Letters to the Editor

Death deserves reflection | LETTER TO THE EDITOR

To the editor:

We should think about the killing of Osama Bin Laden, now that the celebration is over.

I disagree with President Obama’s claim that “Justice was done.”

Justice is a process for those accused of even the most horrible crimes, and as history shows, for good reason. A plan to execute captured Nazi leaders without trial was opposed by President Truman after the Nuremberg Trial prosecutor advised that summary execution “would not sit easily on the American conscience or be remembered by our children with pride ... the only course is to determine the innocence or guilt of the accused after a hearing as dispassionate as the times will permit and upon a record that will leave our reasons and motives clear.”

Ratko Mladic, the former commander of the Bosnian Serb Army was recently captured. He directed the siege of Sarajevo and the murders of 10,000 people, including 1,600 children. In Srebrenica, 8,000 Muslim men and boys — all civilians, were murdered in one day. Mladic will be brought to justice for genocide and crimes against humanity.
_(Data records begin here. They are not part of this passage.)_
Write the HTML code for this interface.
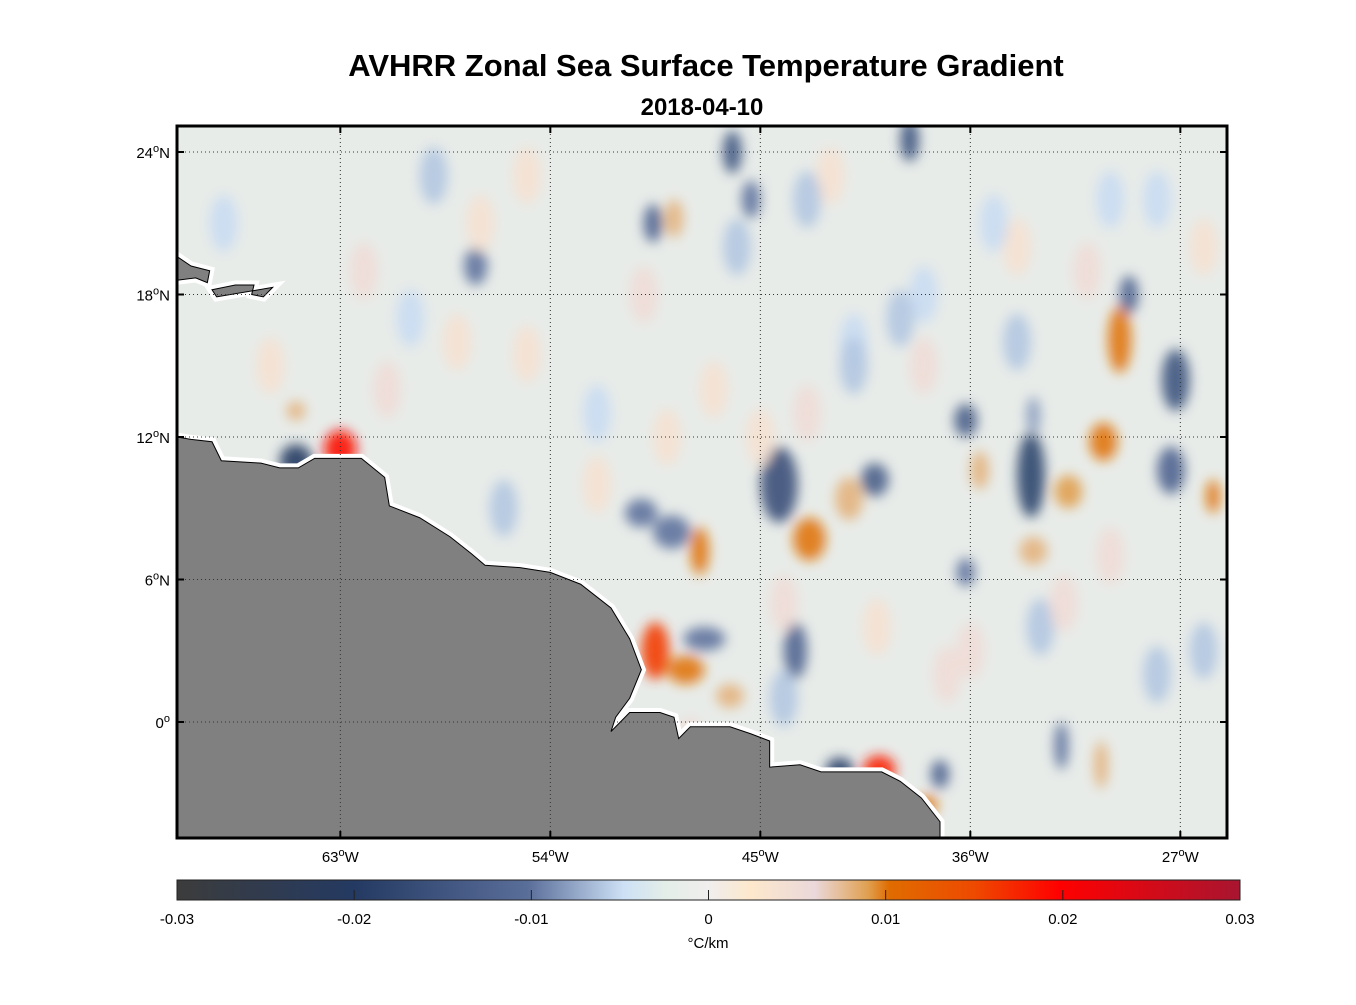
<!DOCTYPE html>
<html><head><meta charset="utf-8"><style>
body{margin:0;background:#fff;width:1356px;height:1000px;overflow:hidden;font-family:"Liberation Sans",Arial,sans-serif}
</style></head><body>
<svg id="s" width="1356" height="1000" xmlns="http://www.w3.org/2000/svg" font-family="Liberation Sans, Arial, sans-serif">
<defs>
<clipPath id="pc"><rect x="177" y="126" width="1050" height="712"/></clipPath>
<filter id="bl" x="-50%" y="-50%" width="200%" height="200%"><feGaussianBlur stdDeviation="6"/></filter>
<linearGradient id="cg" x1="0" x2="1" y1="0" y2="0">
<stop offset="0" stop-color="#3c3c3c"/><stop offset="0.167" stop-color="#243a62"/><stop offset="0.33" stop-color="#5a6e9a"/><stop offset="0.42" stop-color="#cde0f5"/><stop offset="0.46" stop-color="#e4eee8"/><stop offset="0.5" stop-color="#f0eeee"/><stop offset="0.54" stop-color="#fde8cc"/><stop offset="0.6" stop-color="#ead8da"/><stop offset="0.65" stop-color="#e0a050"/><stop offset="0.67" stop-color="#e06c00"/><stop offset="0.75" stop-color="#ee4a00"/><stop offset="0.83" stop-color="#ff0000"/><stop offset="1" stop-color="#a81530"/>
</linearGradient>
</defs>
<text x="706" y="76" text-anchor="middle" font-size="31" font-weight="bold">AVHRR Zonal Sea Surface Temperature Gradient</text>
<text x="702" y="115" text-anchor="middle" font-size="24" font-weight="bold">2018-04-10</text>
<g id="plot" clip-path="url(#pc)">
<rect x="177" y="126" width="1050" height="712" fill="#e8ece9"/>
<g id="blobs" filter="url(#bl)"></g>
<g id="land"></g>
</g>
<g id="grid"></g>
<rect x="177" y="126" width="1050" height="712" fill="none" stroke="#000" stroke-width="3"/>
<g id="axes"></g>
<rect x="177" y="880" width="1063" height="20" fill="url(#cg)" stroke="#222" stroke-width="1"/>
<g id="cbticks"></g>
<text x="708" y="948" text-anchor="middle" font-size="15">°C/km</text>
</svg>
<script>
const lonTicks=[-63,-54,-45,-36,-27];
const latTicks=[24,18,12,6,0];
const lonTickLabels=["63","54","45","36","27"];
const latTickLabels=["24","18","12","6","0"];
const cbTicks=[-0.03,-0.02,-0.01,0,0.01,0.02,0.03];
const cbTickLabels=["-0.03","-0.02","-0.01","0","0.01","0.02","0.03"];
const blobLon=[-64.9,-63,-64.9,-44.2,-40.1,-36.2,-33.4,-27.2,-27.4,-29.6,-30.3,-31.8,-42.9,-41.2,-49.5,-48.2,-46.3,-47.4,-43.5,-41.6,-39.9,-37.3,-37.9,-48.8,-50.1,-49.6,-46.2,-38.6,-45.4,-48.7,-29.2,-33.3,-25.6,-32.1,-30.4,-35.6,-33.3,-36.2,-57.2,-47.6,
 -55,-52,-58,-41,-38,-34,-30,-47,-44,-40,-60,-56,-52,-43,-53,-57,-61,-59,-66,-68,-62,-50,-46,-42,-39,-35,-31,-28,-26,-33,-37,-44,-48,-54,-58,-64,-67,-45,-41,-36,-32,-28,-51,-55,-49,-43,-38,-34,-30,-26];
const blobLat=[11.0,11.5,13.1,10.0,10.2,12.7,10.4,14.4,10.6,16.1,11.8,9.7,7.7,9.4,3.0,2.2,1.1,3.5,3.0,-2.0,-2.0,-2.2,-3.5,8.0,8.8,21.0,24.0,24.5,22.0,21.2,18.0,12.9,9.5,-1.0,-1.8,10.6,7.2,6.3,19.2,7.2,
 15.5,13,16,16,18,20,22,14,5,4,17,9,10,13,4,21,14,23,15,21,19,18,20,23,17,21,19,22,20,4,2,1,-1,-3,0,6,8,12,15,3,5,2,-2,23,12,22,15,16,7,3,2];
const blobVal=[-0.02,0.019,0.008,-0.016,-0.013,-0.013,-0.018,-0.015,-0.012,0.01,0.01,0.009,0.01,0.008,0.016,0.01,0.008,-0.01,-0.012,-0.019,0.018,-0.012,0.01,-0.01,-0.01,-0.012,-0.015,-0.015,-0.01,0.008,-0.012,-0.008,0.01,-0.01,0.008,0.008,0.008,-0.01,-0.01,0.01,
 0.004,-0.005,0.004,-0.005,-0.005,0.004,-0.005,0.004,0.005,0.004,-0.005,-0.006,0.004,0.005,-0.005,0.004,0.005,-0.006,0.004,-0.005,0.005,0.005,-0.006,0.004,-0.006,-0.005,0.005,-0.005,0.004,-0.006,0.005,-0.006,0.005,0.004,0.005,-0.005,0.004,0.004,-0.006,0.005,0.005,-0.006,0.004,0.004,0.004,-0.006,0.005,-0.006,0.005,-0.006,0.005,-0.005];
const blobRx=[0.7,0.7,0.4,0.8,0.6,0.5,0.6,0.6,0.6,0.5,0.6,0.6,0.7,0.6,0.6,0.8,0.6,0.9,0.5,0.6,0.7,0.4,0.5,0.8,0.7,0.4,0.4,0.4,0.4,0.4,0.4,0.3,0.3,0.3,0.3,0.4,0.6,0.4,0.5,0.4,
 0.6,0.6,0.6,0.6,0.6,0.6,0.6,0.6,0.6,0.6,0.6,0.6,0.6,0.6,0.6,0.6,0.6,0.6,0.6,0.6,0.6,0.6,0.6,0.6,0.6,0.6,0.6,0.6,0.6,0.6,0.6,0.6,0.6,0.6,0.6,0.6,0.6,0.6,0.6,0.6,0.6,0.6,0.6,0.6,0.6,0.6,0.6,0.6,0.6,0.6];
const blobRy=[0.7,0.8,0.4,1.6,0.7,0.7,1.8,1.3,1.0,1.4,0.8,0.7,0.9,0.9,1.2,0.6,0.5,0.5,1.2,0.5,0.6,0.6,0.4,0.7,0.6,0.8,0.9,0.9,0.8,0.8,0.8,0.8,0.7,1.0,1.0,0.8,0.6,0.6,0.8,1.0,
 1.2,1.2,1.2,1.2,1.2,1.2,1.2,1.2,1.2,1.2,1.2,1.2,1.2,1.2,1.2,1.2,1.2,1.2,1.2,1.2,1.2,1.2,1.2,1.2,1.2,1.2,1.2,1.2,1.2,1.2,1.2,1.2,1.2,1.2,1.2,1.2,1.2,1.2,1.2,1.2,1.2,1.2,1.2,1.2,1.2,1.2,1.2,1.2,1.2,1.2];
const landLon=[-70,-69.4,-68.5,-68.1,-66.4,-65.6,-64.8,-64.1,-63,-62.1,-61.1,-60.9,-59.6,-58.3,-57.4,-56.8,-55.3,-54,-52.7,-51.4,-50.6,-50.1,-50.6,-51.2,-51.4,-50.6,-49.3,-48.7,-48.5,-48,-46.3,-45.4,-44.6,-44.6,-43.3,-42.4,-41.1,-39.8,-39,-38.1,-37.3,-37.3,-70];
const landLat=[12.0,11.9,11.8,11.0,10.9,10.7,10.7,11.1,11.1,11.1,10.3,9.1,8.6,7.8,7.1,6.6,6.5,6.3,5.8,4.8,3.5,2.2,1.0,0.2,-0.4,0.4,0.4,0.2,-0.7,-0.2,-0.2,-0.5,-0.8,-1.9,-1.8,-2.1,-2.1,-2.1,-2.5,-3.2,-4.2,-5,-5];
const islLon=[-68.5,-67.5,-66.7,-66.8,-66.3,-65.9,-68.3];
const islLat=[18.2,18.4,18.4,18.0,17.9,18.3,17.9];
const hisLon=[-70,-69.4,-68.6,-68.7,-69.2,-70];
const hisLat=[19.6,19.2,19.0,18.5,18.7,18.6];
const cStops=[[0,"#3c3c3c"],[0.167,"#243a62"],[0.33,"#5a6e9a"],[0.42,"#cde0f5"],[0.46,"#e4eee8"],[0.5,"#f0eeee"],[0.54,"#fde8cc"],[0.6,"#ead8da"],[0.65,"#e0a050"],[0.67,"#e06c00"],[0.75,"#ee4a00"],[0.83,"#ff0000"],[1,"#a81530"]];
const X=lon=>177+(lon+70)*1050/45;
const Y=lat=>722-lat*23.75;
const NS="http://www.w3.org/2000/svg";
function el(t,a,p){const e=document.createElementNS(NS,t);for(const k in a)e.setAttribute(k,a[k]);p.appendChild(e);return e;}
function hex(h){return [1,3,5].map(i=>parseInt(h.substr(i,2),16));}
function cmap(v){let f=Math.max(0,Math.min(1,(v+0.03)/0.06));for(let i=1;i<cStops.length;i++){if(f<=cStops[i][0]){const a=cStops[i-1],b=cStops[i];const t=(f-a[0])/(b[0]-a[0]);const c1=hex(a[1]),c2=hex(b[1]);return "rgb("+c1.map((c,j)=>Math.round(c+(c2[j]-c)*t)).join(",")+")";}}return cStops[cStops.length-1][1];}
const bg=document.getElementById('blobs');
for(let i=0;i<blobLon.length;i++){
 const e=el('ellipse',{cx:X(blobLon[i]),cy:Y(blobLat[i]),rx:blobRx[i]*23.3,ry:blobRy[i]*23.7,fill:cmap(blobVal[i]),opacity:0.9},bg);
 
 
}
const lg=document.getElementById('land');
function poly(lons,lats,name){
 const pts=lons.map((l,i)=>X(l)+","+Y(lats[i])).join(" ");
 const h=el('polygon',{points:pts,fill:"#fff",stroke:"#fff","stroke-width":9,"stroke-linejoin":"miter"},lg);
 
 
 const p=el('polygon',{points:pts,fill:"#808080",stroke:"#000","stroke-width":1},lg);
 
 
}
poly(landLon,landLat,'south-america-land');
poly(islLon,islLat,'puerto-rico-land');
poly(hisLon,hisLat,'hispaniola-land');
const gg=document.getElementById('grid');
lonTicks.forEach(l=>{const e=el('line',{x1:X(l),x2:X(l),y1:126,y2:838,stroke:"#333","stroke-width":1,"stroke-dasharray":"1,3"},gg);});
latTicks.forEach(l=>{const e=el('line',{x1:177,x2:1227,y1:Y(l),y2:Y(l),stroke:"#333","stroke-width":1,"stroke-dasharray":"1,3"},gg);});
const ax=document.getElementById('axes');
lonTicks.forEach((l,i)=>{
 el('line',{x1:X(l),x2:X(l),y1:126,y2:133,stroke:"#000","stroke-width":2},ax);
 el('line',{x1:X(l),x2:X(l),y1:831,y2:838,stroke:"#000","stroke-width":2},ax);
 const t=el('text',{x:X(l),y:862,"text-anchor":"middle","font-size":15},ax);
 t.innerHTML=lonTickLabels[i]+'<tspan dy="-6" font-size="11">o</tspan><tspan dy="6">W</tspan>';
 
 
});
latTicks.forEach((l,i)=>{
 el('line',{x1:177,x2:184,y1:Y(l),y2:Y(l),stroke:"#000","stroke-width":2},ax);
 el('line',{x1:1220,x2:1227,y1:Y(l),y2:Y(l),stroke:"#000","stroke-width":2},ax);
 const t=el('text',{x:170,y:Y(l)+6,"text-anchor":"end","font-size":15},ax);
 t.innerHTML=latTickLabels[i]+'<tspan dy="-6" font-size="11">o</tspan>'+(l===0?'':'<tspan dy="6">N</tspan>');
 
 
});
const cb=document.getElementById('cbticks');
const CX=v=>177+(v+0.03)/0.06*1063;
cbTicks.forEach((v,i)=>{
 if(i>0&&i<cbTicks.length-1)el('line',{x1:CX(v),x2:CX(v),y1:890,y2:900,stroke:"#222","stroke-width":1},cb);
 const t=el('text',{x:CX(v),y:924,"text-anchor":"middle","font-size":15},cb);
 t.textContent=cbTickLabels[i];
 
 
});
</script>
</body></html>
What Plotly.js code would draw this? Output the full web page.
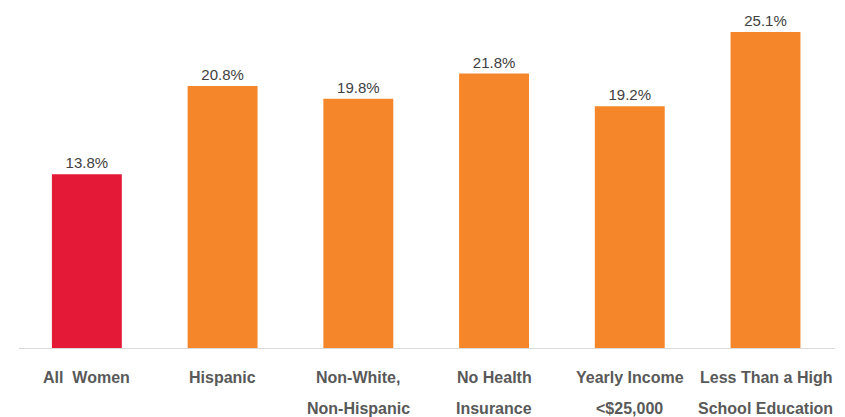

By bringing such people to trial, there is at least a chance for a full accounting of what happened, of all who were involved and what never must happen again. We didn’t bring Bin Laden to justice. We just killed him — and four others.

Apparently, there was no desire to take Bin Laden alive and many viewed his killing as an assassination. It didn’t help for the Obama Administration to offer conflicting accounts. Bin Laden was not armed and did not participate in a firefight as first reported. Neither was a woman used as a human shield. His 12-year old daughter, who saw her father killed, says he was taken alive then shot. Whatever happened, we “got him” with a bullet to the chest and the head.

To many, it doesn’t matter how it happened. But it should. We knew where Bin Laden was for months and did not involve our allies. Doing so may have reduced the risk to our soldiers and the women and children inside. It’s said that we couldn’t trust Pakistan, yet we’ve been giving $1.5 billion to their military annually. And, the administration still wants to give Pakistan $7.5 billion over the next five years.

President Obama’s go-it-alone decision was seen as “gutsy” and improved his ratings. But the war in Afghanistan continues, even though finding Bin Laden was the stated reason for starting it. We proved we that can find and kill anyone — and sneak troops into other nations to do so. That makes other governments fear us, but does it make them trust us?

Death and violence in the countries we occupy continues — not to mention the drone missile attacks and “collateral damage” in Pakistan. We’ve killed a leader, but not his widely-shared beliefs. Revenge has been promised, and those who are already willing to blow themselves up will not be deterred by fear.

I’ll do my celebrating when we end the cycle of violence and bring the troops home from our endless wars. Wars, which since 9/11, have cost many lives and about $1.283 trillion we can ill afford.